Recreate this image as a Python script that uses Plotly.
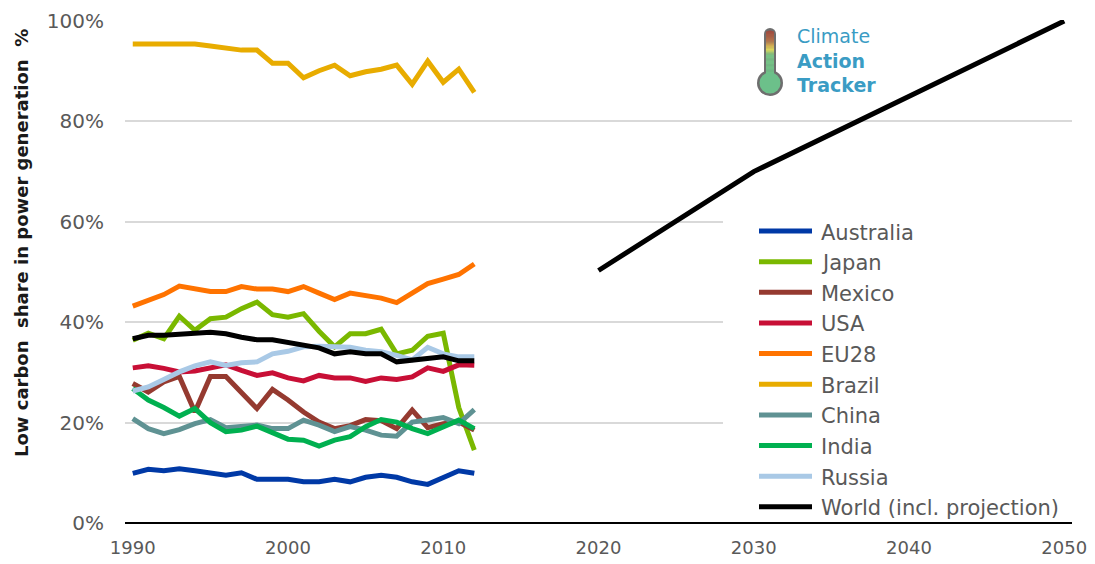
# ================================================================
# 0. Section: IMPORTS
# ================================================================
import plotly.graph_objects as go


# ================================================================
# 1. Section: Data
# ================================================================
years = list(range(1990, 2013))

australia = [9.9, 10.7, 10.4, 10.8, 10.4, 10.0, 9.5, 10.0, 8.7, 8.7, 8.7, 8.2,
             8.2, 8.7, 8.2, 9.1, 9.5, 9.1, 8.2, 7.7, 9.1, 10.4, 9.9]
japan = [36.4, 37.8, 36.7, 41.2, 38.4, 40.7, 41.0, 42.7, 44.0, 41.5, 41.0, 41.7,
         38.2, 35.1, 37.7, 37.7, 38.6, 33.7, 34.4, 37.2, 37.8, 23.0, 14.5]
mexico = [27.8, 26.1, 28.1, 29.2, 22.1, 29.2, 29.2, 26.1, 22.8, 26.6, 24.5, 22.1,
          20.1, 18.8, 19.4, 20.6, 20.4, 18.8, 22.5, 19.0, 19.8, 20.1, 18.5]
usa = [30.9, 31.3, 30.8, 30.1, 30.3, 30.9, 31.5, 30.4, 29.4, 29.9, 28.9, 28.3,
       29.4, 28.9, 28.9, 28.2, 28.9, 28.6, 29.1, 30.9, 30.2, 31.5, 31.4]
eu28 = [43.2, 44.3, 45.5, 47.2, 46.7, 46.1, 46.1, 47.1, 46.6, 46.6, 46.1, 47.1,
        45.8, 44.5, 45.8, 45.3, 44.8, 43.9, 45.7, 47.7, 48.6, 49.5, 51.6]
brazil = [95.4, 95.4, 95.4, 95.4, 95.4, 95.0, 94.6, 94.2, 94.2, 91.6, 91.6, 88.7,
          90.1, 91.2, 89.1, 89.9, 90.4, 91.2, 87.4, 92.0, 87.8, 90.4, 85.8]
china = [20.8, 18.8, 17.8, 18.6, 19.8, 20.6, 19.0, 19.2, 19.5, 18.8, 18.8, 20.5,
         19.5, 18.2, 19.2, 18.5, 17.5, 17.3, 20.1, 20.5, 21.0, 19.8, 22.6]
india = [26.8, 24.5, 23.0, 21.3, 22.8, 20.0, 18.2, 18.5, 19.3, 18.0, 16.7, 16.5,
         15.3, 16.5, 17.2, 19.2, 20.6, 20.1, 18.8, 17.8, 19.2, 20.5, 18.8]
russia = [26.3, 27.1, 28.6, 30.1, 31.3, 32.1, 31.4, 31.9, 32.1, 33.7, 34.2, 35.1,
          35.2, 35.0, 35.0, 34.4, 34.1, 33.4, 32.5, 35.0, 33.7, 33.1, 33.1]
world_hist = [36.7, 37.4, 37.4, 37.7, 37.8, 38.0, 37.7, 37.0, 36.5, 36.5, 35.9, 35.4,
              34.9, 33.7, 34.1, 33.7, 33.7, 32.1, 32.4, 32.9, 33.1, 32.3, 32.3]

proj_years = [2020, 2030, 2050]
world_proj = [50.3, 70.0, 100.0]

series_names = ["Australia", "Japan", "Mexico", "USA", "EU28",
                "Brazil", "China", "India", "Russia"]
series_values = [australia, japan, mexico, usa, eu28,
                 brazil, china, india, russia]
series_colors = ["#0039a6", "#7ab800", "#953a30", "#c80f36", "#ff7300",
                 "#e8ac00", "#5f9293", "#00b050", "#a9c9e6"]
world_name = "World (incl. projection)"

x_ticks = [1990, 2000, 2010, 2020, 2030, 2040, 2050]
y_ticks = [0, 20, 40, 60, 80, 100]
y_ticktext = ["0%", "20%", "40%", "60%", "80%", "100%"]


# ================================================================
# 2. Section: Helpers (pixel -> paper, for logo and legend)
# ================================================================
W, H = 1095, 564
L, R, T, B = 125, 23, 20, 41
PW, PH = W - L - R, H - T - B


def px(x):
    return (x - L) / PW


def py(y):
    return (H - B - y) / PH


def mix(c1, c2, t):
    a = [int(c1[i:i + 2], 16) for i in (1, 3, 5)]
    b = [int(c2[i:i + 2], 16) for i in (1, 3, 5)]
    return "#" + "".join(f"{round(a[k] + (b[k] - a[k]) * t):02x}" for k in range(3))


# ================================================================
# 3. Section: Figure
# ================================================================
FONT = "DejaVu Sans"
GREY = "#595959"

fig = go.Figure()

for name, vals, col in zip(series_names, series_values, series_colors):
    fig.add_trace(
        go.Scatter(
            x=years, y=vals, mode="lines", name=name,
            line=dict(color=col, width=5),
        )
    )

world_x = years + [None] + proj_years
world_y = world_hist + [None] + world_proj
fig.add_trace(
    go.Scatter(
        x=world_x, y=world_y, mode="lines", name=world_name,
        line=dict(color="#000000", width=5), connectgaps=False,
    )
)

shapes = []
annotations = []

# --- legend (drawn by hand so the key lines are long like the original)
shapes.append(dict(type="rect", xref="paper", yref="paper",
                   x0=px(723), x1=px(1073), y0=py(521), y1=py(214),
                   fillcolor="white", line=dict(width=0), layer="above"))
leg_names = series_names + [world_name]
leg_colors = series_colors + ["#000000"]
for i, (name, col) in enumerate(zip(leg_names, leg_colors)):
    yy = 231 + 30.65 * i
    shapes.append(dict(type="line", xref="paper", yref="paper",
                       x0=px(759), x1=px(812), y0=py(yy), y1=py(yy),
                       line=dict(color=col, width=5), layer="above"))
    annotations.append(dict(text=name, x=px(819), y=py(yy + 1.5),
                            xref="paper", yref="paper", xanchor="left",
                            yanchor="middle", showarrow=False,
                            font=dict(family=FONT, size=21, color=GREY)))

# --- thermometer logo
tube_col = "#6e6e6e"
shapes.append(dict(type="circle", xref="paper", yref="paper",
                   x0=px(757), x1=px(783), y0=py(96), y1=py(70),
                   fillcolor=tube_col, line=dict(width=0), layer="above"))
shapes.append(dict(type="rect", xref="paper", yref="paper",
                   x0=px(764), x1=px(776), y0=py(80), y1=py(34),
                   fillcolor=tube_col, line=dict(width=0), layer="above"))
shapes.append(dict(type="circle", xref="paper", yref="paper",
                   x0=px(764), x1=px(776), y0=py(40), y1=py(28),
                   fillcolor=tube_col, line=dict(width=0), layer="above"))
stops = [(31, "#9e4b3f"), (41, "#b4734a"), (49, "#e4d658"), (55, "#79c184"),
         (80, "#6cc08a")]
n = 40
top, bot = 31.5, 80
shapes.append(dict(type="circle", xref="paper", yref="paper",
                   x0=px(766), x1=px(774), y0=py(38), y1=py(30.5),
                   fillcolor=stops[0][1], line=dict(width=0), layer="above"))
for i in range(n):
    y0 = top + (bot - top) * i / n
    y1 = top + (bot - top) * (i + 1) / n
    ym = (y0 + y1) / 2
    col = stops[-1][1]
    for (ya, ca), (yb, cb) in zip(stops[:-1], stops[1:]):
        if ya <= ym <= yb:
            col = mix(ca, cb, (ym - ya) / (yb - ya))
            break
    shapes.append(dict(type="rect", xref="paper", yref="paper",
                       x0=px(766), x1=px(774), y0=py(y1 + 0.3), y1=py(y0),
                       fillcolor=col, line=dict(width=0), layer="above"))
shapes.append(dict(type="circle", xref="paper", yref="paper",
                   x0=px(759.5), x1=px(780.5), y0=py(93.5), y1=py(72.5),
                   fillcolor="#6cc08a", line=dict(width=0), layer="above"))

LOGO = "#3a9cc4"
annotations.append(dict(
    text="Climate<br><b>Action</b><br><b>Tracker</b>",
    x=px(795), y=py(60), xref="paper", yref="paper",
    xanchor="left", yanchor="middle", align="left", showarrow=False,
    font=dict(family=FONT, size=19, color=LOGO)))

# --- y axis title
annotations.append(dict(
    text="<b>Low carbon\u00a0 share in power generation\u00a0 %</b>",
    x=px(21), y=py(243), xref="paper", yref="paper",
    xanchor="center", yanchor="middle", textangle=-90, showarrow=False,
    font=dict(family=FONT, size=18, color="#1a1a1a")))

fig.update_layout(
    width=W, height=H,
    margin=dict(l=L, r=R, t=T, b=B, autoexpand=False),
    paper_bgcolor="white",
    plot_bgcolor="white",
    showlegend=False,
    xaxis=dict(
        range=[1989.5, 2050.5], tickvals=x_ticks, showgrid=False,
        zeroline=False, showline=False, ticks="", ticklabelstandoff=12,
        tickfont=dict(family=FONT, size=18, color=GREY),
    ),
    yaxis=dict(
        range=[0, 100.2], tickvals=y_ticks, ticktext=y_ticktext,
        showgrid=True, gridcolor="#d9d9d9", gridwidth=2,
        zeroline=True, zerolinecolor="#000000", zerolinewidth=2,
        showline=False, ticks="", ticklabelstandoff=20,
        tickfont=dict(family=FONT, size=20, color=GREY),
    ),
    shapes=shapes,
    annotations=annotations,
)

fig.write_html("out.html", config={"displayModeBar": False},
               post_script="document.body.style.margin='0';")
★ ★ ★ ★ ★
Stated task: Leave out the pictures and restate, word for word, the lines from the top of the data through the line containing "import plotly.graph_objects as go", both included.

Exercise output:
Recreate this image as a Python script that uses Plotly.
# ================================================================
# 0. Section: IMPORTS
# ================================================================
import plotly.graph_objects as go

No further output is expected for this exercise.